Up until he became ill, Schmidt awoke at 4:30 a.m. almost every day to tackle a full schedule of work and meetings on a variety of civic causes, whether they involved affordable housing, a transportation tax or the Chargers.
He kept an office in La Mesa for 20 years after his retirement.
"He had a tremendous amount of energy, and he had to use it," said his wife of 54 years, Jerrie. "It wasn't work. It was his hobby.
"He liked to be involved. He always had a great vision of what San Diego could be and how to get it there."
Schmidt was born in Peoria, Ill., Sept. 27, 1927. He enlisted in the Navy right out of high school before earning his undergraduate degree from Illinois Wesleyan University and his law degree from the University of Illinois and DePaul University.
He moved to San Diego in 1958, married Jerrie Bond and began a career in the savings and loan industry.

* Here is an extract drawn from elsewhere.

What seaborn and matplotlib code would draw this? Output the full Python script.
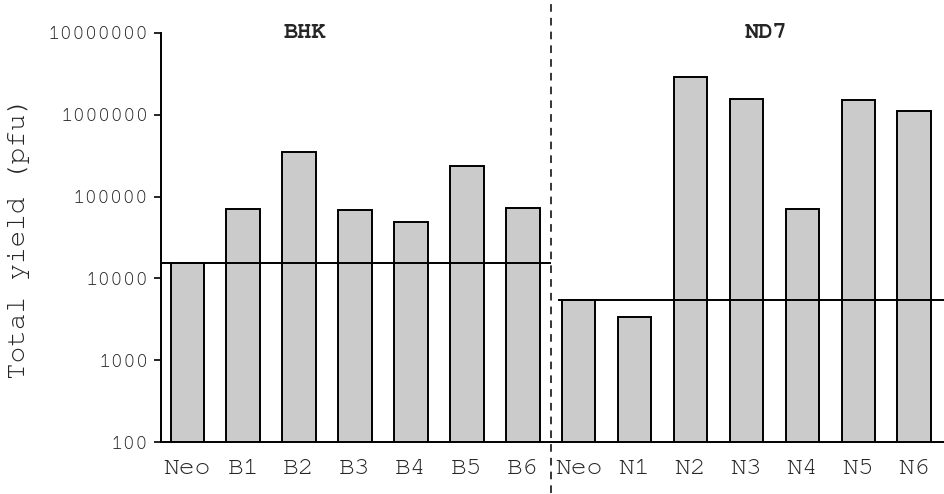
import matplotlib
matplotlib.use("Agg")
import matplotlib.pyplot as plt
import seaborn as sns
import pandas as pd
from matplotlib.ticker import FixedLocator, NullLocator

# ---- data ----
bhk_labels = ["Neo", "B1", "B2", "B3", "B4", "B5", "B6"]
bhk_yield = [15500, 70000, 350000, 68500, 49000, 237000, 72000]
nd7_labels = ["Neo", "N1", "N2", "N3", "N4", "N5", "N6"]
nd7_yield = [5400, 3350, 2870000, 1540000, 71000, 1510000, 1120000]
group_names = ["BHK", "ND7"]
y_ticks = [100, 1000, 10000, 100000, 1000000, 10000000]
y_label = "Total yield (pfu)"

sns.set_theme(style="white")
plt.rcParams["font.family"] = ["Courier New", "Nimbus Mono PS", "FreeMono",
                               "Liberation Mono", "DejaVu Sans Mono"]

ids = [f"BHK_{l}" for l in bhk_labels] + [f"ND7_{l}" for l in nd7_labels]
df = pd.DataFrame({"id": ids, "yield": bhk_yield + nd7_yield,
                   "label": bhk_labels + nd7_labels})

fig = plt.figure(figsize=(9.45, 4.94), dpi=100)
ax = fig.add_axes([161 / 945, 52 / 494, 1 - 161 / 945, (442 - 33) / 494])

sns.barplot(data=df, x="id", y="yield", order=ids, color="#cbcbcb",
            saturation=1, width=0.6, edgecolor="black", linewidth=1.4, ax=ax)
ax.set_yscale("log")
ax.set_ylim(100, 1e7)
n_b = len(bhk_labels)
n_tot = len(ids)
ax.set_xlim(-0.47, n_tot - 0.45)

ax.yaxis.set_major_locator(FixedLocator(y_ticks))
ax.yaxis.set_minor_locator(NullLocator())
ax.set_yticklabels([str(v) for v in y_ticks], fontsize=15)
ax.set_xticks(range(n_tot))
ax.set_xticklabels(df["label"], fontsize=19)
ax.tick_params(axis="x", length=0, pad=12)
ax.tick_params(axis="y", length=5, width=1.2, direction="out", pad=4, color="black", left=True)
ax.set_xlabel("")
ax.set_ylabel(y_label, fontsize=20, labelpad=13)

for s in ["top", "right"]:
    ax.spines[s].set_visible(False)
for s in ["left", "bottom"]:
    ax.spines[s].set_color("black")
    ax.spines[s].set_linewidth(1.4)

# reference lines at Neo level for each group
sep = n_b - 0.5
ax.hlines(bhk_yield[0], -0.47, sep, color="black", linewidth=1.4)
ax.hlines(nd7_yield[0], sep + 0.13, n_tot - 0.45, color="black", linewidth=1.4)

# separator
ax.axvline(sep, ymin=-0.125, ymax=1.08, color="black", linewidth=1.1,
           linestyle=(0, (5, 4)), clip_on=False)

# group titles
ax.text(2.1, 1.0, group_names[0], transform=ax.get_xaxis_transform(),
        ha="center", va="center", fontsize=17, fontweight="bold")
ax.text(10.35, 1.0, group_names[1], transform=ax.get_xaxis_transform(),
        ha="center", va="center", fontsize=17, fontweight="bold")

fig.savefig("out.png", dpi=100)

Schmidt was legal counsel with Home Federal Savings & Loan before joining San Diego Federal in 1969 as executive vice president and managing officer. Within 10 years, he helped the company go from four offices and $300 million in assets to 70 offices and more than $2 billion in assets.
In 1978, San Diego Federal was ranked as the most profitable among the country's 100 largest S&L's, and a year later Schmidt was named its president.
When he retired in 1989, the bank, which became known as Great American Savings Bank, consisted of 238 offices in California, Arizona, Washington, Montana and Colorado and controlled $15 billion in assets.
Schmidt also served as California's assistant secretary for business and transportation under Gov. Ronald Reagan in the late 1960s and later worked for the California Toll Bridge Authority and the California State Transportation Board.
He was a member of SANDAG's Toll Bridge Committee, which pushed to end the bridge tolls on the Coronado Bay Bridge.
"Government was in Jim’s blood," Gallegos said. "He helped shape this region."
Schmidt was a founding charter board member of the Holiday Bowl in 1978 and served as a past president and chairman for the 1987 game. He was a director emeritus of the San Diego Sports Council/Hall of Champions.
"He was just a very kind, very generous person," Jerri Schmidt said. "He always wanted to be helpful and help people. That's what gave him a lot of pleasure.
"He was very friendly and extremely outgoing. He'd walk into a room, start shaking hands and he wouldn't leave until he said 'hi' to everyone he knew."
Schmidt began writing monthly columns for TheDaily Transcript in the early 2000s.
"Jim was unapologetically pro-development, pro-business," said Transcript Editor Joe Guerin. "Jim was also proud of the role he played in then-Gov. Ronald Reagan's administration.
"Jim was great to work with. He was passionate about San Diego. He cared about the community and wanted to make it great for the generations to come. His interests were not self-serving. He wanted to serve the community."
Schmidt is survived by his wife, Jerrie; daughters Sandy Crow of Del Mar, Julie Schmidt of San Diego and Suzanne Lathrop of Kirkland, Wash.; grandchildren Michelle and Spencer Crow; and a sister, Marilee White of Seattle.
A celebration of Schmidt's life will be held at the Hall of Champions in Balboa Park on Thursday at 3 p.m. In lieu of flowers, donations may be sent to San Diego Hospice or a charity of your choice.